Introduction
While the Black Death, or bubonic plague, is often well-known, I don’t think we realize the profound effects it had on every level of European life. Imagine if, in less than a decade, the populated halved. The physical toll of empty houses, abandoned utilities, rotting bodies. The psychological toll of not knowing why it is happening or who is next. The social upheaval as power vacuums are created, labor is differently distributed, and cults grow with the promises of solutions. It's difficult to pinpoint when history pivoted toward the Reformation, because history does not have starts and stops. But I think the social shifts created by the plague laid groundwork for the Protestant Reformation.

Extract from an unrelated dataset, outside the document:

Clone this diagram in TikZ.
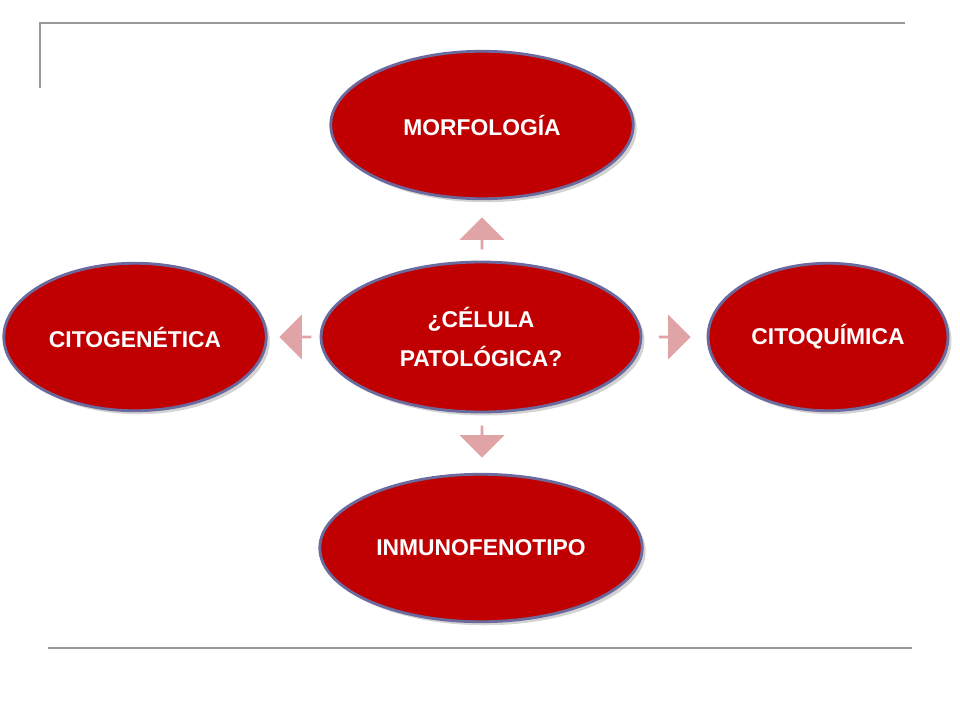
\documentclass[tikz,border=0pt]{standalone}
\usepackage{fontspec}
\setmainfont{Liberation Sans}
\usetikzlibrary{shapes.arrows,shapes.geometric,shadows}
\definecolor{cellred}{HTML}{C00000}
\definecolor{rimblue}{HTML}{6A6A9E}
\definecolor{pinkarrow}{HTML}{E0A4A6}
\begin{document}
\begin{tikzpicture}[x=0.02cm,y=-0.02cm]
	\tikzset{
		bubble/.style={ellipse, fill=cellred, draw=rimblue, line width=1.6pt, text=white,
			font=\bfseries\fontsize{13}{22}\selectfont, align=center,
			drop shadow={shadow xshift=2pt, shadow yshift=-2pt, opacity=0.35}},
		pointer/.style={single arrow, fill=pinkarrow, draw=none, minimum height=0.64cm,
			minimum width=0.9cm, single arrow head extend=0.1cm, inner sep=0pt}
	}
	\useasboundingbox (0,0) rectangle (960,720);
	\draw[gray!80, line width=1pt] (40,88) -- (40,23) -- (905,23);
	\draw[gray!80, line width=1pt] (48,648) -- (912,648);
	% ellipses
	\node[bubble, minimum width=6.4cm, minimum height=3cm] (cell) at (481,337) {¿CÉLULA\\PATOLÓGICA?};
	\node[bubble, minimum width=6.05cm, minimum height=2.95cm] (morf) at (482,125) {MORFOLOGÍA};
	\node[bubble, minimum width=5.25cm, minimum height=2.95cm] (cgen) at (135,337) {CITOGENÉTICA};
	\node[bubble, minimum width=4.8cm, minimum height=2.95cm] (cqui) at (828,337) {CITOQUÍMICA};
	\node[bubble, minimum width=6.45cm, minimum height=2.95cm] (inmu) at (481,548) {INMUNOFENOTIPO};
	% arrows
	\node[pointer, rotate=90] (up) at (482,234) {};
	\node[pointer, rotate=180] (left) at (296,337) {};
	\node[pointer] (right) at (674,337) {};
	\node[pointer, rotate=-90] (down) at (482,441) {};
\end{tikzpicture}
\end{document}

The Black Death hit Europe from 1346-1353. The bubonic epidemic began when Mongols attacked an Italian trading station in Kaffa, along the Black Sea in autumn of 1346. In the spring, the Italians were able to flee back home, carrying diseased rats on their ships. At this time, the famed Silk Road trade routes between Europe and Asia were closed. The Mongol khan had converted to Islam and stopped the flow of trade with Christians, hence the attack on the Italian traders. Therefore, as the plague spread out from the Volga steppe, it traveled west but not east.
The Church had no set, theological explanation for the plague. With communities obliterated, faith became more personal—practiced more outside of the organized church and developed by each individual’s need to make sense of the world around him. If there was still a battle between God and death, people reckoned, death was winning, and it may be wise to side with the winning team. The danse macabre, which appeared in paintings, plays, and music of the time, showed the living and the dead all together. The line between alive and dead was blurred. Death was no stranger in the Middle Ages, but now it was even closer and crueler.